• [Given task]
Wherever "with" appears in a line, copy that line.

• [Material shown]
------------------------------------------------------------
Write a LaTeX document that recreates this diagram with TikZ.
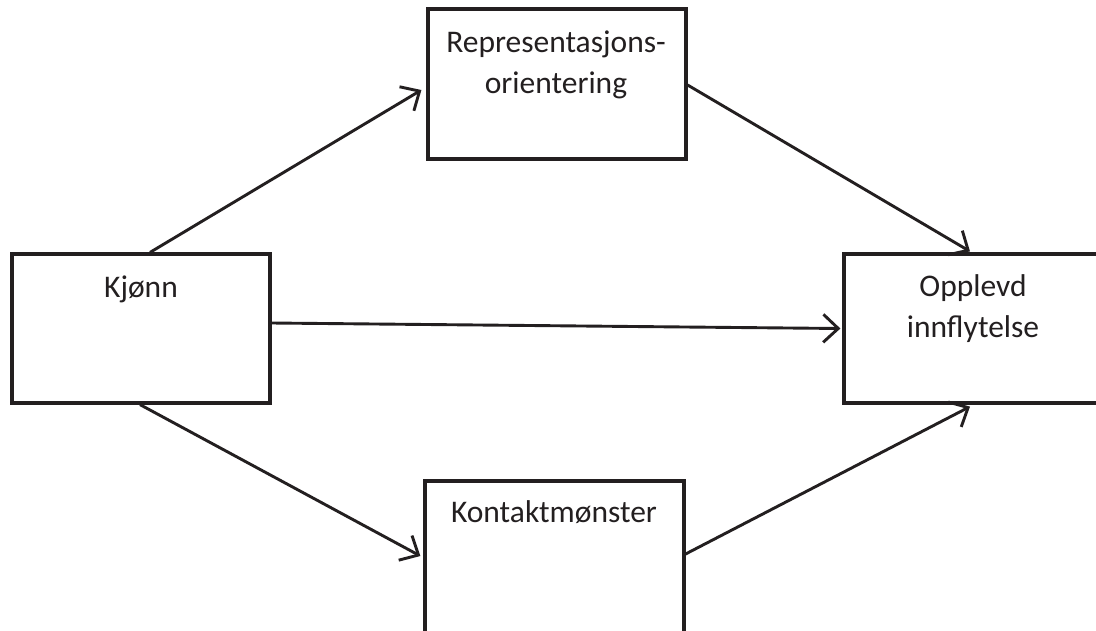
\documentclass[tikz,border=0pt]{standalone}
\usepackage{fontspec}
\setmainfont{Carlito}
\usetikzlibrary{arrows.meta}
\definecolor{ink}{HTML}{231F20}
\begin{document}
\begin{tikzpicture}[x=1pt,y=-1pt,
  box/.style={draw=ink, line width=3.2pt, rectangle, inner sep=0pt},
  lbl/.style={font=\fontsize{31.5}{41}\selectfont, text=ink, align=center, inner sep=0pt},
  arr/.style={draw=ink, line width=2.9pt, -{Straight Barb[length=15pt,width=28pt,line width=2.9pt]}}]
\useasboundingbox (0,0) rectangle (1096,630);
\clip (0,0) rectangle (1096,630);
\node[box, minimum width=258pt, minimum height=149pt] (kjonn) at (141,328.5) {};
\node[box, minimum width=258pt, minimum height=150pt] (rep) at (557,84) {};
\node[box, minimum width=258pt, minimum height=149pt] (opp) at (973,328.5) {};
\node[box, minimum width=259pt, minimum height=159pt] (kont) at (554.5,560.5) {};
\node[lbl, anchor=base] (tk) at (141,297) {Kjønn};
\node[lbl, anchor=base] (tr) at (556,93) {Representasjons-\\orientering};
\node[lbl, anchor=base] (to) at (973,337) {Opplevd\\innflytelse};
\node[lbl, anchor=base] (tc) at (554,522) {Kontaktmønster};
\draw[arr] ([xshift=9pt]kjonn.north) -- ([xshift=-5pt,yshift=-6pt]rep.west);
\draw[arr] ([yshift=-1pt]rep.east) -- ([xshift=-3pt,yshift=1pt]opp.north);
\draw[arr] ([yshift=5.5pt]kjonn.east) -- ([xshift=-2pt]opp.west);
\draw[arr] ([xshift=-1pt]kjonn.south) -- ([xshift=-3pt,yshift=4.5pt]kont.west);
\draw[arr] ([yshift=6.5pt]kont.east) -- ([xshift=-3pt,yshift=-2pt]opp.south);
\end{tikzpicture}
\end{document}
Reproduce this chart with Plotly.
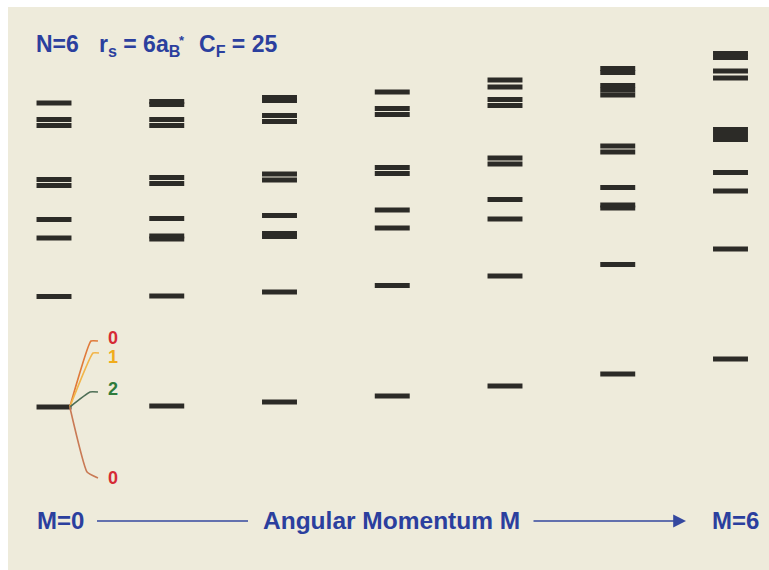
------------------------------------------------------------
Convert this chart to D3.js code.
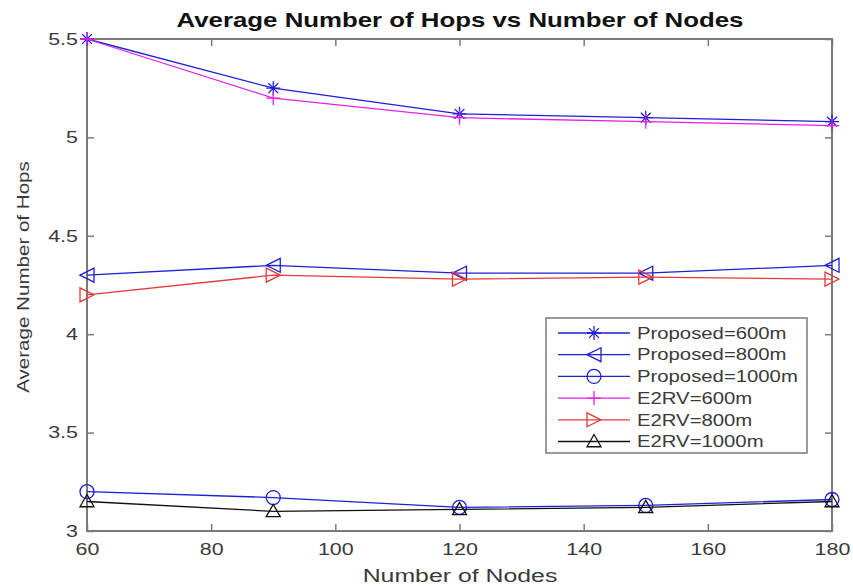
------------------------------------------------------------
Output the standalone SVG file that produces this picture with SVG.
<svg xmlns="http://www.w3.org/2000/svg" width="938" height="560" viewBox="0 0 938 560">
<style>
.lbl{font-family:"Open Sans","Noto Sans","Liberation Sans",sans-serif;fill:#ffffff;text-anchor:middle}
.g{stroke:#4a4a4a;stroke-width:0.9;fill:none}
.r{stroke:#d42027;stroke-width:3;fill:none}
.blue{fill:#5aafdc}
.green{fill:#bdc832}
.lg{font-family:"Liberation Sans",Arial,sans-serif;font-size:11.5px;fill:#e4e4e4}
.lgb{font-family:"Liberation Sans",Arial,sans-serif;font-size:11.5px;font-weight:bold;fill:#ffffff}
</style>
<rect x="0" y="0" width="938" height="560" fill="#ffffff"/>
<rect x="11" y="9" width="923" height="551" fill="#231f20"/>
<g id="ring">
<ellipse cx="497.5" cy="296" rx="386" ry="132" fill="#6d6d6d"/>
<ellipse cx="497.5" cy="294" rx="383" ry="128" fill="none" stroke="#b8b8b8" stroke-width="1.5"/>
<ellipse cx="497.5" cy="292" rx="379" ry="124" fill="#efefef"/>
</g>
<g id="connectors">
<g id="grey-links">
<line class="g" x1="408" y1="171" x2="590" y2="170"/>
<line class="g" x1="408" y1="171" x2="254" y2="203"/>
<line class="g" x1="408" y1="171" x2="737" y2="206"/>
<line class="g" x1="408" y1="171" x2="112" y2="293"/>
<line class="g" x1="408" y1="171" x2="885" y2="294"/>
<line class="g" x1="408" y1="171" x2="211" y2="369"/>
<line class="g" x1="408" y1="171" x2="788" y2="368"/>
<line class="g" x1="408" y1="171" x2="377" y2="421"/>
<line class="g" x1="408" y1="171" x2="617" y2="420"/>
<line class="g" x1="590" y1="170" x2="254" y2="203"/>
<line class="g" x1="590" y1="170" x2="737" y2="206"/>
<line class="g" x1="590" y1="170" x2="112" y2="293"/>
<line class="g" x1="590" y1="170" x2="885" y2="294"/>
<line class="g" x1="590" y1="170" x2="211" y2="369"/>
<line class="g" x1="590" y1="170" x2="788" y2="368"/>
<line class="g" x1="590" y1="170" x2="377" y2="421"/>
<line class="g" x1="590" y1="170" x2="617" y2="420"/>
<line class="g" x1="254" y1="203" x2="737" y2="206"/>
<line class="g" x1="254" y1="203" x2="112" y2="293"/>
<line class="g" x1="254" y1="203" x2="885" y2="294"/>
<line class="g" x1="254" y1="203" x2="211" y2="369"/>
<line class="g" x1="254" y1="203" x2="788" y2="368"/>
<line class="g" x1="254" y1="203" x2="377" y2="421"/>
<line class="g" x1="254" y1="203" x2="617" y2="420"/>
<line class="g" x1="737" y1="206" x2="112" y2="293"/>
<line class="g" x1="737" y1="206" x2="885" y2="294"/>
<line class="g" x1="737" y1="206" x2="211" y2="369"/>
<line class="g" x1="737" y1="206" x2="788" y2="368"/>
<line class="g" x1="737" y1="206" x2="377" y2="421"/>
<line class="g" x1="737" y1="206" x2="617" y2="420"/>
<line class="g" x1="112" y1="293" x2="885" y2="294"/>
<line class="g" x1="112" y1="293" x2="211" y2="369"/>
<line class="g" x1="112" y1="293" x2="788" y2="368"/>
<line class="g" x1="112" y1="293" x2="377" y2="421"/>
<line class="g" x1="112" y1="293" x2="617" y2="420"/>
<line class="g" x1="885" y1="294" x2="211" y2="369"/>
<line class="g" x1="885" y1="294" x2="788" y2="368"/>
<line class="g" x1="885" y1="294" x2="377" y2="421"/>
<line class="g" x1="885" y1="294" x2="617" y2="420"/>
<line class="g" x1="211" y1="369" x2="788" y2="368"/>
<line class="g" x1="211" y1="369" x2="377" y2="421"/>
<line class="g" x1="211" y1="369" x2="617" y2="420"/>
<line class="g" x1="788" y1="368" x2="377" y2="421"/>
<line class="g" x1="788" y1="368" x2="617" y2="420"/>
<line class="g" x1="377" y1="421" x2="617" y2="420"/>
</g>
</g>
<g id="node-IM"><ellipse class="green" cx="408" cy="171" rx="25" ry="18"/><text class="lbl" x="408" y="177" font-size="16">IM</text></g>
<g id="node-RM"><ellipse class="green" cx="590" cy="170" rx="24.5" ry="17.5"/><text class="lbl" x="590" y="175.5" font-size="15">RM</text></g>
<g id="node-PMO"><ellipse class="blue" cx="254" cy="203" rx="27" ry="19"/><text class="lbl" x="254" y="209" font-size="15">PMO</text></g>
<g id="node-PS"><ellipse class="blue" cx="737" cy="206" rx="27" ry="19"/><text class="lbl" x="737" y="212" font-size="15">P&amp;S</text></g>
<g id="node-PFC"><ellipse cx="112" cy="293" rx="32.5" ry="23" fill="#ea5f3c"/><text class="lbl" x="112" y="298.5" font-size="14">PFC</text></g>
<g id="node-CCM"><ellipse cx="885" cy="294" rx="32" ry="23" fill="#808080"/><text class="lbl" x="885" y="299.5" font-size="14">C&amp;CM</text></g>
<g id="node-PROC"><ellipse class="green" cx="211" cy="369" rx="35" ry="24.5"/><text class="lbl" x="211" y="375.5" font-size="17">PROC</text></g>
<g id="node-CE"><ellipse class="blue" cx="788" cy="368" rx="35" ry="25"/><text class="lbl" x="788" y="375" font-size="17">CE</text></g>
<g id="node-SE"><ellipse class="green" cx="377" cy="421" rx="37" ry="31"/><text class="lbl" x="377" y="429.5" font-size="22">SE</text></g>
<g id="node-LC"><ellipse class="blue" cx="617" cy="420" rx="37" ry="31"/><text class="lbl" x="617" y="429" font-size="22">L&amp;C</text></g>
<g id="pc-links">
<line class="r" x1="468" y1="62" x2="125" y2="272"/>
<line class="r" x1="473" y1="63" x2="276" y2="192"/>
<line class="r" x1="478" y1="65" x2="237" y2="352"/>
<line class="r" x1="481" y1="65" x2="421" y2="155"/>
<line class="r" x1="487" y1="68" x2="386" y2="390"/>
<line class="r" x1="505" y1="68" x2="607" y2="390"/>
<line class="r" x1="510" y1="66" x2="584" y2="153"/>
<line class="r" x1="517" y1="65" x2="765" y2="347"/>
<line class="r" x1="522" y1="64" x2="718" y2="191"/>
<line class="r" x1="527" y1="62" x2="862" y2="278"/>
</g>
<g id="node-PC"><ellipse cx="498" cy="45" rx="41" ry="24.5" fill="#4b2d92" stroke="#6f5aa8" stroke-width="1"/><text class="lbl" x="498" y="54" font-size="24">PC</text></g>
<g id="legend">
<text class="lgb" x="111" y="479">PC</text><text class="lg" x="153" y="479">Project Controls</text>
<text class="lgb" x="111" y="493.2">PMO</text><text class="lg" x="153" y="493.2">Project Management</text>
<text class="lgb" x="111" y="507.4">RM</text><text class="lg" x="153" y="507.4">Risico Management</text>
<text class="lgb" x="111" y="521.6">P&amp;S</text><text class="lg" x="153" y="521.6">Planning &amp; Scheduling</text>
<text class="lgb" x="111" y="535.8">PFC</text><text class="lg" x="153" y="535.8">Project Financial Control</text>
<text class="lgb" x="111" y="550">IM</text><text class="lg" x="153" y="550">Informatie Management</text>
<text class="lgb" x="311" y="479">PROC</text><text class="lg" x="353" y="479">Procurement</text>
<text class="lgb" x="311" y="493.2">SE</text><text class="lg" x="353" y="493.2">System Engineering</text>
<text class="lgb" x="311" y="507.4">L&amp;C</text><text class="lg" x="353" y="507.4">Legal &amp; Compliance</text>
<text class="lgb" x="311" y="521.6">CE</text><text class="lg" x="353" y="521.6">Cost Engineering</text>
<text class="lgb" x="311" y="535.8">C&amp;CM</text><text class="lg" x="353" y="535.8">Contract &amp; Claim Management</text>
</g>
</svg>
------------------------------------------------------------
• [Expected answer]
Write a LaTeX document that recreates this diagram with TikZ.
Reproduce this chart with Plotly.
Output the standalone SVG file that produces this picture with SVG.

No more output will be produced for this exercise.